The 11 a.m. Norwegian Mass is described by the parish as a “high” Mass. It is the Pauline (post-Vatican II) liturgy, celebrated with a great deal more pomp than is typical in most contemporary parish Pauline liturgies.1 A number of elements of the liturgy are in Latin (and the Kyrie is in Greek) rather than Norwegian, and some parishioners said that this functions to give the liturgy more of a “universal” feel that unites a polyglot community. Hymnody is an especially important aspect of this liturgy, a bridge between Catholic and Norwegian traditions. Taken together, many liturgical elements and the choral music give a traditional feel to the liturgy, but there are also important elements, like the presence of altar girls, that were not traditional.

 

The English Mass had more contemporary and celebratory quality, with a synthesizer as the primary instrument. Filipinos were prominent in the choir, and gather after Mass for meals and celebration, as they do in many countries. Some interviewees said that they feel more at home in this liturgy and find the openness and celebration very refreshing.  Others, including some Norwegian converts, said that they found this style of music hard to deal with.
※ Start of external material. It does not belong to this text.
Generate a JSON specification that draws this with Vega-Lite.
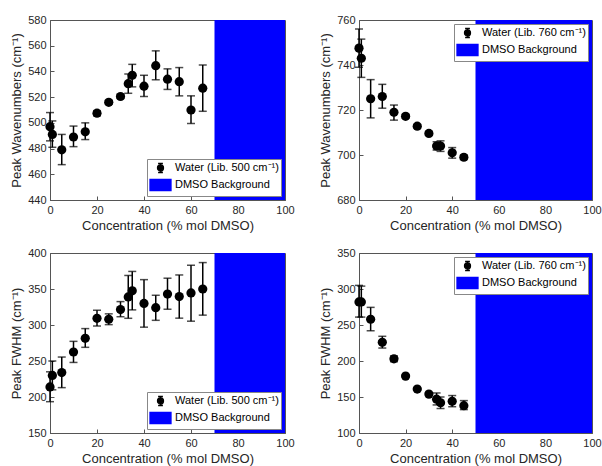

Some longtime Catholics over age 50 expressed disappointment that the parish had shifted from being outwardly focused, i.e. with a mission to change and improve the world, to being more inwardly focused on liturgy and piety. As one said, “The church has too much reduced the meaning of church to liturgy. Of course the liturgy is important. But the Catholic Church without a very strong emphasis on social service – Caritas work, for the common good — without very strong interest in Jesus...  We don’t have a lack of priests. We have too many of them. The church should be far more than liturgy.  Liturgy, yes, but catechism, education, to be the salt of the earth.”

  • 1Normally the term “high” Mass is reserved for Tridentine Latin liturgies. Here it seems to refer to the style and pomp of the liturgy.